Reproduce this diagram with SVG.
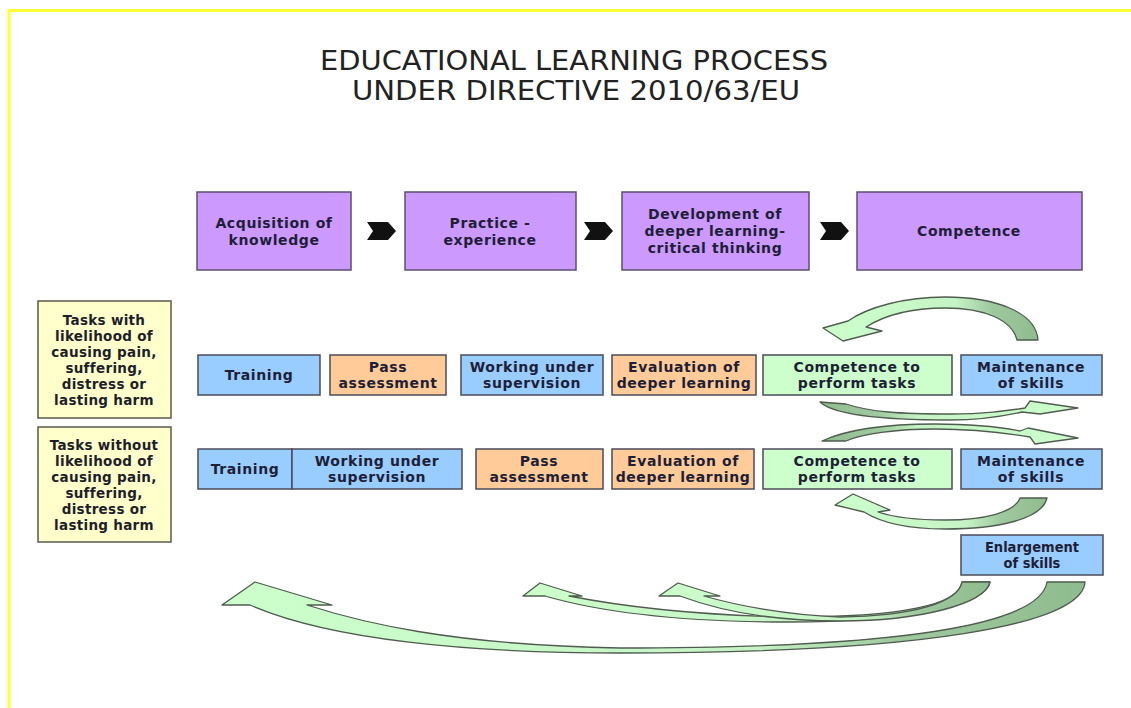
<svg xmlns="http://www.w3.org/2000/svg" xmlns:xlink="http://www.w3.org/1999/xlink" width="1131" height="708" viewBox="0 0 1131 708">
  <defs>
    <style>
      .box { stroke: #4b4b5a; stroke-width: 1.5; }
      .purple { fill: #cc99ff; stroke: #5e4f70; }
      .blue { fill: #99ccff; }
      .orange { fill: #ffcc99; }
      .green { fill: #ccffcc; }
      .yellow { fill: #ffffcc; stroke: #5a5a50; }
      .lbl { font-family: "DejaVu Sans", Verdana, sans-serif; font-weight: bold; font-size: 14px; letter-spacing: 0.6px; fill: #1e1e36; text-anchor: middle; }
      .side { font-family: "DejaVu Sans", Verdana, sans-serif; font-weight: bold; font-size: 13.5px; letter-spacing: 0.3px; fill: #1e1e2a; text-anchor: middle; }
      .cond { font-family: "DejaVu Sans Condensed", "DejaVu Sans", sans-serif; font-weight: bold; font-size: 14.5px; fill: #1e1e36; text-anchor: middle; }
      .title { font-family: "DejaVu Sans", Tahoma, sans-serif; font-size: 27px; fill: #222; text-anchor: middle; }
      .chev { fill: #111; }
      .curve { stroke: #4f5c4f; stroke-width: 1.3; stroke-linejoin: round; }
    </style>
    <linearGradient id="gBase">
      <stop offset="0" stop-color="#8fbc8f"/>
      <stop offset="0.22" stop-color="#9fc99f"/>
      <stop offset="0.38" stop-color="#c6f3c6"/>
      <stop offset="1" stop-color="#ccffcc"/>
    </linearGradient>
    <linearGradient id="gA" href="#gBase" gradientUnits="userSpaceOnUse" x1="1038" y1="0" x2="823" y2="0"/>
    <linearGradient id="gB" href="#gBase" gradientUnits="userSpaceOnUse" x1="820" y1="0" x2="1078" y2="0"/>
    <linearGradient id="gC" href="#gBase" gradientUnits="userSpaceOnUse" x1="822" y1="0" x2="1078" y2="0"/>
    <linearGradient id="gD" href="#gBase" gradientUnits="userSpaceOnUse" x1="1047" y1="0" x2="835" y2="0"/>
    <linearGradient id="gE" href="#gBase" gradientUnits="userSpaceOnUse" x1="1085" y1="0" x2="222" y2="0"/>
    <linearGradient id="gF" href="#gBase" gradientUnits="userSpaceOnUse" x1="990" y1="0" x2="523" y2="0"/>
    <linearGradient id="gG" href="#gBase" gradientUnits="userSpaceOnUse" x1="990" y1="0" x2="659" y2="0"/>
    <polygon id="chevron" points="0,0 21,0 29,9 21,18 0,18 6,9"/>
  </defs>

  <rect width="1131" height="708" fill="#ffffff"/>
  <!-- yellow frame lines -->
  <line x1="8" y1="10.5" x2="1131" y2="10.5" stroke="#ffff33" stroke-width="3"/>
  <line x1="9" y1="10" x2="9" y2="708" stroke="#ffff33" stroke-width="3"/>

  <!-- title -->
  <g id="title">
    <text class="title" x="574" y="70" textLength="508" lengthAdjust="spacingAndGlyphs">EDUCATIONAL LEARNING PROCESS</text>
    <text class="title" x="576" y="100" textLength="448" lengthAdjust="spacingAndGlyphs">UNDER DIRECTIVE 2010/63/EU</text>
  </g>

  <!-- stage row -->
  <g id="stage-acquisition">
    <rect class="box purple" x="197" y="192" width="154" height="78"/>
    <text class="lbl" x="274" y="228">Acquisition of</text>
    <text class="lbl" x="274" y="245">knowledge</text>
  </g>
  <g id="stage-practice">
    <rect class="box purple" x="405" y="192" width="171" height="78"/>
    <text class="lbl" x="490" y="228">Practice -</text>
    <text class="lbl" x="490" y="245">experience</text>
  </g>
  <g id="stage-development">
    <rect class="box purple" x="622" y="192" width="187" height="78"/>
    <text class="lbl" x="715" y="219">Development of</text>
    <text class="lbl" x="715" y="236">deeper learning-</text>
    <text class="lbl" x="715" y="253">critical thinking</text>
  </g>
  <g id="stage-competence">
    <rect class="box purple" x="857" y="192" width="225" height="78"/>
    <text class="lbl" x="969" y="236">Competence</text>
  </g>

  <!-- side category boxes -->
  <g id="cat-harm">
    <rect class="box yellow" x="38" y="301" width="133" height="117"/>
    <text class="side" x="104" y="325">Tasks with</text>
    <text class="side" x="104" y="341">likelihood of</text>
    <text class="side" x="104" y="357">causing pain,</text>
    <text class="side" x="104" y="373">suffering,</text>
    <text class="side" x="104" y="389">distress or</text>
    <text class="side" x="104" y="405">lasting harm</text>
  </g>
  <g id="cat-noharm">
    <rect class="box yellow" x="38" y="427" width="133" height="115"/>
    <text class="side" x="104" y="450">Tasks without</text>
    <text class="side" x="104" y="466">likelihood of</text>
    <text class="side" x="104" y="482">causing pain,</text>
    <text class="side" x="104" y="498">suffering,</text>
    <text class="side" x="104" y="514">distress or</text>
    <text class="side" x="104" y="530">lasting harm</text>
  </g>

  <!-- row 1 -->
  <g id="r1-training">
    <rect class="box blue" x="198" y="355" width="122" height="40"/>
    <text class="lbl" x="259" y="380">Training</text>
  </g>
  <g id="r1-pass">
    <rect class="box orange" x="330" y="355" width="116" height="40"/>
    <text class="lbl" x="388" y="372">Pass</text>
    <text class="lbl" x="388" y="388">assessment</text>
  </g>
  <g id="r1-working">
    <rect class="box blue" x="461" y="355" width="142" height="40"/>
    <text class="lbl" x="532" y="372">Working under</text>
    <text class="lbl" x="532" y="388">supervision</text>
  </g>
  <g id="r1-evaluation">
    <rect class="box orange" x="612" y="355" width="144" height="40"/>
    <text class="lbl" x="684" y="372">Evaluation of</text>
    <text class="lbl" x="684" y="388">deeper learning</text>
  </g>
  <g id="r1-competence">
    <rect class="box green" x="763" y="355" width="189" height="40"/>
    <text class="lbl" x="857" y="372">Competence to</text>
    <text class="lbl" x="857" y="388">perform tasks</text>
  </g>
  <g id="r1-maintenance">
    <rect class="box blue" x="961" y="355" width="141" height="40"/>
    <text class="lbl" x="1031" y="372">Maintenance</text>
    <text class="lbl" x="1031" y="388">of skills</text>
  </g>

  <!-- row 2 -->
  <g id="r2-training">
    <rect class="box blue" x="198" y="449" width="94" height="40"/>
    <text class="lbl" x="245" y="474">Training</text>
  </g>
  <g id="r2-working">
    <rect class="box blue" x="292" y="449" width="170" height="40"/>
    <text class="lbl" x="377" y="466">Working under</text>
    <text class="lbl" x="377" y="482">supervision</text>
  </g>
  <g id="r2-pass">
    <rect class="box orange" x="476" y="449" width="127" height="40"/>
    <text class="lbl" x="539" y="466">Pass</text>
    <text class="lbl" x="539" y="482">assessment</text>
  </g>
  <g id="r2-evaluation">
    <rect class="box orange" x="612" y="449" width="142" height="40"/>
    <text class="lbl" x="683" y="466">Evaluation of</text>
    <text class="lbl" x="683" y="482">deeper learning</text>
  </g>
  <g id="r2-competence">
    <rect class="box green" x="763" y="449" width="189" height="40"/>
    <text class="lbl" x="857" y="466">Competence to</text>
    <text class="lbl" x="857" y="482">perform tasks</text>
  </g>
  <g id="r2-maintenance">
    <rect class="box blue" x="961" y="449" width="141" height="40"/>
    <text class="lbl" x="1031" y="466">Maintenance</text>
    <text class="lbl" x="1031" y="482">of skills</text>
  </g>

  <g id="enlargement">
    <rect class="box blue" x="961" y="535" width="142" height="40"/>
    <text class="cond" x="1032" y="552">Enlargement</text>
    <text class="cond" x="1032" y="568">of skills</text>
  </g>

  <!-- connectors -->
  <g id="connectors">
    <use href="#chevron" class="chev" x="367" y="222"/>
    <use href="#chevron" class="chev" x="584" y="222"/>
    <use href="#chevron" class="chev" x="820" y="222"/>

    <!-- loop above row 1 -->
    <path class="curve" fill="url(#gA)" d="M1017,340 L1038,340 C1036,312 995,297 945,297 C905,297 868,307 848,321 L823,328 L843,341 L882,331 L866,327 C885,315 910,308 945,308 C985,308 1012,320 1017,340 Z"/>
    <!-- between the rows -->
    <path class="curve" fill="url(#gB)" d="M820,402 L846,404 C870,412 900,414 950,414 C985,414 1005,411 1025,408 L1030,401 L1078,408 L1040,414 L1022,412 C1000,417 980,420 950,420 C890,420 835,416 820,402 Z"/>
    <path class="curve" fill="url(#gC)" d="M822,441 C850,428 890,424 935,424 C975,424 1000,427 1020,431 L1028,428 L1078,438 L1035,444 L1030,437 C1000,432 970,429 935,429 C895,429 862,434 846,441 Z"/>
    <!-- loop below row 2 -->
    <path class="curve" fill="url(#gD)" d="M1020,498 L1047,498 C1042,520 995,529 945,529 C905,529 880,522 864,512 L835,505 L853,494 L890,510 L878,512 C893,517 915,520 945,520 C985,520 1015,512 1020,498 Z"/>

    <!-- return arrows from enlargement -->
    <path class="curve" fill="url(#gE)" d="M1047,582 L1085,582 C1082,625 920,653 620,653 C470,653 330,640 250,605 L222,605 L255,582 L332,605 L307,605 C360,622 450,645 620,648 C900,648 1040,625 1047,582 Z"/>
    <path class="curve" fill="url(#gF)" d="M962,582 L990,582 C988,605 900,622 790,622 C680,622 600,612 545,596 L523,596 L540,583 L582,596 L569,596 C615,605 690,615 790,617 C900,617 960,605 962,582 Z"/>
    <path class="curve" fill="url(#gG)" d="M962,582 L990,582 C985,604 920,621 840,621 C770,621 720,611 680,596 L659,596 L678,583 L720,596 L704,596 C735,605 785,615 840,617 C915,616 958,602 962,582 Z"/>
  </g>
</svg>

--

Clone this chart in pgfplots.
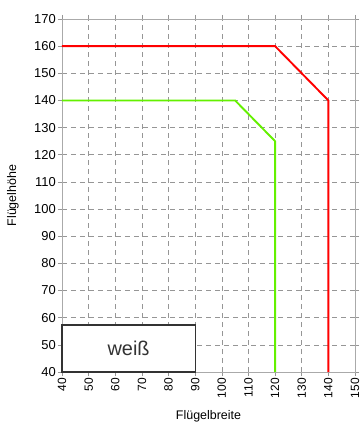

# PROBLEM STATEMENT:
Provide solely the number of lines in the data that include the word "this".

# RESULT OF THE EXERCISE:
2